[START]

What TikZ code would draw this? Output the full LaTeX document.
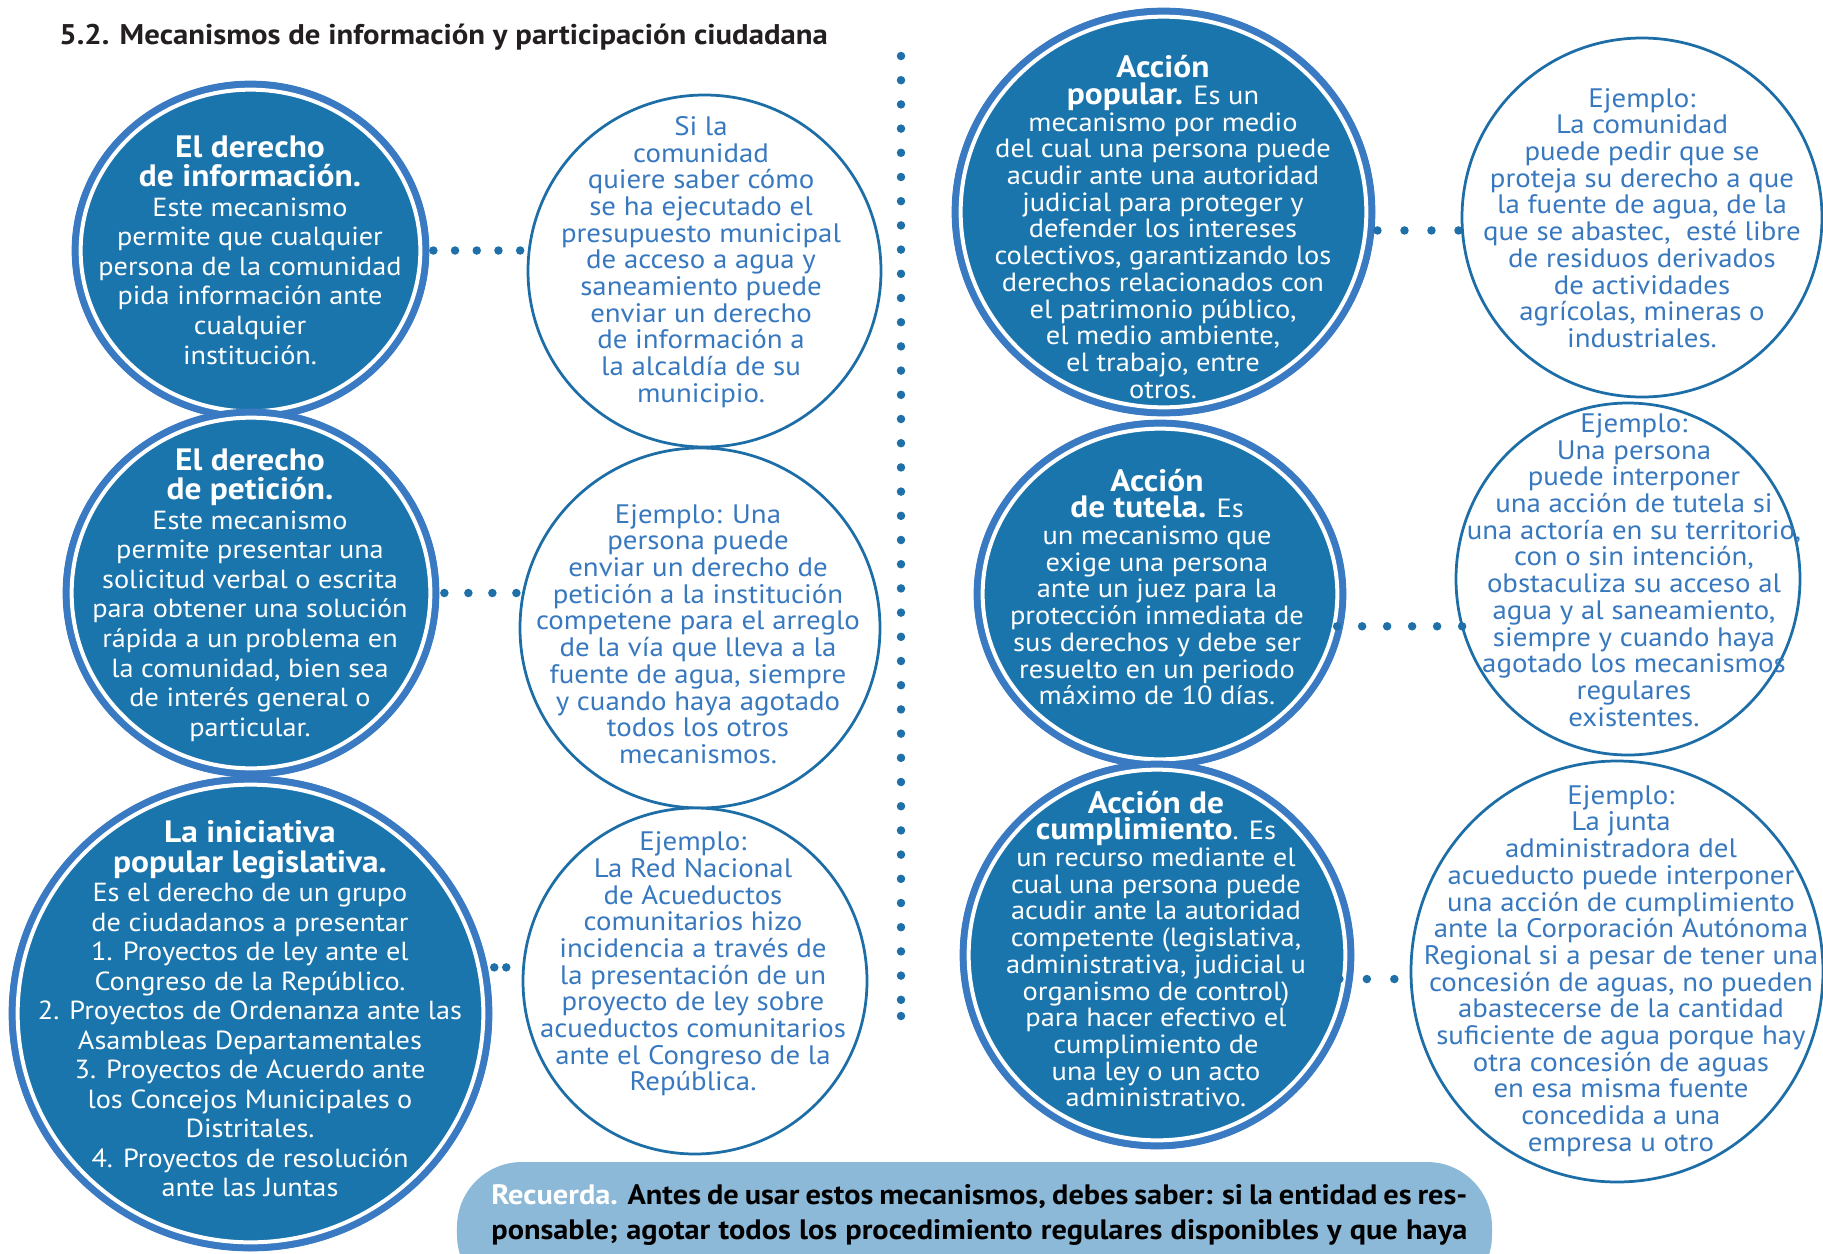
\documentclass[tikz,border=0pt]{standalone}
\usepackage{fontspec}
\setmainfont{PT Sans}[FakeStretch=1.08]
\usetikzlibrary{calc}
\usetikzlibrary{shapes.geometric}

\definecolor{mecfill}{HTML}{1B75AD}
\definecolor{ringcol}{HTML}{3A7AC2}
\definecolor{ejline}{HTML}{1D6EA7}
\definecolor{ejtext}{HTML}{3778BF}
\definecolor{dotcol}{HTML}{1F70A8}
\definecolor{boxcol}{HTML}{8DB9D8}
\definecolor{titlecol}{HTML}{231F20}

\newcommand{\mechead}[1]{{\fontsize{17.6}{16.8}\selectfont\bfseries #1}}

\begin{document}
\begin{tikzpicture}[x=0.2mm, y=-0.2mm,
    mec/.style={ellipse, inner sep=0pt, fill=mecfill},
    ej/.style={ellipse, inner sep=0pt, draw=ejline, line width=0.55mm, fill=white},
    mectxt/.style={align=center, text=white, inner sep=0pt, font=\fontsize{14.9}{16.8}\selectfont},
    mectxtb/.style={mectxt, font=\fontsize{15}{15.2}\selectfont},
    ejtxt/.style={align=center, text=ejtext, inner sep=0pt, font=\fontsize{15.2}{15.2}\selectfont},
    dotline/.style={dotcol, line width=1.7mm, line cap=round, dash pattern=on 0pt off 4.84mm},
    rectxt/.style={anchor=base west, inner sep=0pt, font=\fontsize{16}{18}\selectfont\bfseries}]

    \clip (0,0) rectangle (1823,1254);

    \node[anchor=base west, inner sep=0pt, text=titlecol, font=\fontsize{16.2}{19}\selectfont\bfseries] (titulo) at (59,44) {5.2. Mecanismos de información y participación ciudadana};

    \draw[dotline] (901,56) -- (901,1016);
    \fill[dotcol] (901,1016) circle (0.85mm);

    \node[mec, minimum width=71.4mm, minimum height=67.8mm] (info) at (250.5,250.5) {};
    \node[mec, minimum width=75.2mm, minimum height=73.6mm] (pet) at (251,593) {};
    \node[mec, minimum width=96.6mm, minimum height=95mm] (ini) at (250.5,1013.5) {};
    \node[mec, minimum width=84.6mm, minimum height=81.6mm] (pop) at (1163.5,212) {};
    \node[mec, minimum width=74.4mm, minimum height=69.6mm] (tut) at (1160,594) {};
    \node[mec, minimum width=78.8mm, minimum height=77.6mm] (cum) at (1157,955) {};

    \foreach \m in {info,pet,ini,pop,tut,cum}{
        \draw[ringcol, line width=1.4mm] let \p0=(\m.center), \p1=(\m.east), \p2=(\m.north) in
            (\p0) ellipse ({\x1-\x0-0.7mm} and {\y2-\y0-0.7mm});
        \draw[white, line width=0.8mm] let \p0=(\m.center), \p1=(\m.east), \p2=(\m.north) in
            (\p0) ellipse ({\x1-\x0-1.8mm} and {\y2-\y0-1.8mm});
    }

    \node[ej, minimum width=70.6mm, minimum height=70.4mm] (ej1) at (704.5,271) {};
    \node[ej, minimum width=72mm, minimum height=72mm] (ej2) at (700,628) {};
    \node[ej, minimum width=68.8mm, minimum height=69.2mm] (ej3) at (695,981) {};
    \node[ej, minimum width=72mm, minimum height=71.8mm] (ej4) at (1642,217.5) {};
    \node[ej, minimum width=68.8mm, minimum height=70.4mm] (ej5) at (1628,579) {};
    \node[ej, minimum width=82.4mm, minimum height=84.2mm] (ej6) at (1617,971.5) {};

    \node[mectxt] (info-t) at (250,250) {\mechead{El derecho}\\ \mechead{de información.}\\ Este mecanismo\\ permite que cualquier\\ persona de la comunidad\\ pida información ante\\ cualquier\\ institución.};
    \node[mectxt] (pet-t) at (250,595) {\mechead{El derecho}\\ \mechead{de petición.}\\ Este mecanismo\\ permite presentar una\\ solicitud verbal o escrita\\ para obtener una solución\\ rápida a un problema en\\ la comunidad, bien sea\\ de interés general o\\ particular.};
    \node[mectxt] (ini-t) at (250,1009) {\mechead{La iniciativa}\\ \mechead{popular legislativa.}\\ Es el derecho de un grupo\\ de ciudadanos a presentar\\ 1. Proyectos de ley ante el\\ Congreso de la Repúblico.\\ 2. Proyectos de Ordenanza ante las\\ Asambleas Departamentales\\ 3. Proyectos de Acuerdo ante\\ los Concejos Municipales o\\ Distritales.\\ 4. Proyectos de resolución\\ ante las Juntas};
    \node[mectxtb] (pop-t) at (1163,227) {\mechead{Acción}\\ \mechead{popular.} Es un\\ mecanismo por medio\\ del cual una persona puede\\ acudir ante una autoridad\\ judicial para proteger y\\ defender los intereses\\ colectivos, garantizando los\\ derechos relacionados con\\ el patrimonio público,\\ el medio ambiente,\\ el trabajo, entre\\ otros.};
    \node[mectxtb] (tut-t) at (1157,587) {\mechead{Acción}\\ \mechead{de tutela.} Es\\ un mecanismo que\\ exige una persona\\ ante un juez para la\\ protección inmediata de\\ sus derechos y debe ser\\ resuelto en un periodo\\ máximo de 10 días.};
    \node[mectxtb] (cum-t) at (1156,949) {\mechead{Acción de}\\ \mechead{cumplimiento}. Es\\ un recurso mediante el\\ cual una persona puede\\ acudir ante la autoridad\\ competente (legislativa,\\ administrativa, judicial u\\ organismo de control)\\ para hacer efectivo el\\ cumplimiento de\\ una ley o un acto\\ administrativo.};

    \node[ejtxt] (ej1-t) at (701,262) {Si la\\ comunidad\\ quiere saber cómo\\ se ha ejecutado el\\ presupuesto municipal\\ de acceso a agua y\\ saneamiento puede\\ enviar un derecho\\ de información a\\ la alcaldía de su\\ municipio.};
    \node[ejtxt] (ej2-t) at (698,634) {Ejemplo: Una\\ persona puede\\ enviar un derecho de\\ petición a la institución\\ competene para el arreglo\\ de la vía que lleva a la\\ fuente de agua, siempre\\ y cuando haya agotado\\ todos los otros\\ mecanismos.};
    \node[ejtxt] (ej3-t) at (693,964) {Ejemplo:\\ La Red Nacional\\ de Acueductos\\ comunitarios hizo\\ incidencia a través de\\ la presentación de un\\ proyecto de ley sobre\\ acueductos comunitarios\\ ante el Congreso de la\\ República.};
    \node[ejtxt] (ej4-t) at (1642,218) {Ejemplo:\\ La comunidad\\ puede pedir que se\\ proteja su derecho a que\\ la fuente de agua, de la\\ que se abastec,\ \ esté libre\\ de residuos derivados\\ de actividades\\ agrícolas, mineras o\\ industriales.};
    \node[ejtxt] (ej5-t) at (1634,570) {Ejemplo:\\ Una persona\\ puede interponer\\ una acción de tutela si\\ una actoría en su territorio,\\ con o sin intención,\\ obstaculiza su acceso al\\ agua y al saneamiento,\\ siempre y cuando haya\\ agotado los mecanismos\\ regulares\\ existentes.};
    \node[ejtxt] (ej6-t) at (1621,971) {Ejemplo:\\ La junta\\ administradora del\\ acueducto puede interponer\\ una acción de cumplimiento\\ ante la Corporación Autónoma\\ Regional si a pesar de tener una\\ concesión de aguas, no pueden\\ abastecerse de la cantidad\\ suficiente de agua porque hay\\ otra concesión de aguas\\ en esa misma fuente\\ concedida a una\\ empresa u otro};

    \draw[dotline, dash pattern=on 0pt off 4.34mm, shorten <=0.8mm] (info.east) -- (info.east -| ej1.west);
    \draw[dotline, dash pattern=on 0pt off 4.8mm, shorten <=1mm] (pet.east) -- (pet.east -| ej2.west);
    \draw[dotline, dash pattern=on 0pt off 2.4mm, shorten <=1.3mm, shorten >=2.2mm] (ini.11) -- (ini.11 -| ej3.west);
    \draw[dotline, dash pattern=on 0pt off 5.4mm, shorten <=0.6mm] (pop.-5) -- (pop.-5 -| ej4.west);
    \draw[dotline, dash pattern=on 0pt off 5mm, shorten <=-1.2mm, shorten >=-1.6mm] (tut.-10) -- (tut.-10 -| ej5.west);
    \draw[dotline, dash pattern=on 0pt off 5.5mm, shorten <=-2.7mm, shorten >=2.4mm] (cum.-7) -- (cum.-7 -| ej6.west);

    \node[fill=boxcol, rounded corners=13mm, minimum width=207mm, minimum height=27.6mm, inner sep=0pt] (recuerda) at (974.5,1231) {};
    \node[rectxt] (rec1) at (491,1204) {\makebox[195.2mm][s]{\textcolor{white}{Recuerda.} Antes de usar estos mecanismos, debes saber: si la entidad es res-}};
    \node[rectxt] (rec2) at (491,1239) {\makebox[195.2mm][s]{ponsable; agotar todos los procedimiento regulares disponibles y que haya}};
\end{tikzpicture}
\end{document}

[END]

◆ TO DO
Repeat, word for word and with no pictures, only the lines running from the beginning of the data to the line that contains "(901,1016) circle (0.85mm);".

◆ OUTPUT FOR THIS TASK
What TikZ code would draw this? Output the full LaTeX document.
\documentclass[tikz,border=0pt]{standalone}
\usepackage{fontspec}
\setmainfont{PT Sans}[FakeStretch=1.08]
\usetikzlibrary{calc}
\usetikzlibrary{shapes.geometric}

\definecolor{mecfill}{HTML}{1B75AD}
\definecolor{ringcol}{HTML}{3A7AC2}
\definecolor{ejline}{HTML}{1D6EA7}
\definecolor{ejtext}{HTML}{3778BF}
\definecolor{dotcol}{HTML}{1F70A8}
\definecolor{boxcol}{HTML}{8DB9D8}
\definecolor{titlecol}{HTML}{231F20}

\newcommand{\mechead}[1]{{\fontsize{17.6}{16.8}\selectfont\bfseries #1}}

\begin{document}
\begin{tikzpicture}[x=0.2mm, y=-0.2mm,
    mec/.style={ellipse, inner sep=0pt, fill=mecfill},
    ej/.style={ellipse, inner sep=0pt, draw=ejline, line width=0.55mm, fill=white},
    mectxt/.style={align=center, text=white, inner sep=0pt, font=\fontsize{14.9}{16.8}\selectfont},
    mectxtb/.style={mectxt, font=\fontsize{15}{15.2}\selectfont},
    ejtxt/.style={align=center, text=ejtext, inner sep=0pt, font=\fontsize{15.2}{15.2}\selectfont},
    dotline/.style={dotcol, line width=1.7mm, line cap=round, dash pattern=on 0pt off 4.84mm},
    rectxt/.style={anchor=base west, inner sep=0pt, font=\fontsize{16}{18}\selectfont\bfseries}]

    \clip (0,0) rectangle (1823,1254);

    \node[anchor=base west, inner sep=0pt, text=titlecol, font=\fontsize{16.2}{19}\selectfont\bfseries] (titulo) at (59,44) {5.2. Mecanismos de información y participación ciudadana};

    \draw[dotline] (901,56) -- (901,1016);
    \fill[dotcol] (901,1016) circle (0.85mm);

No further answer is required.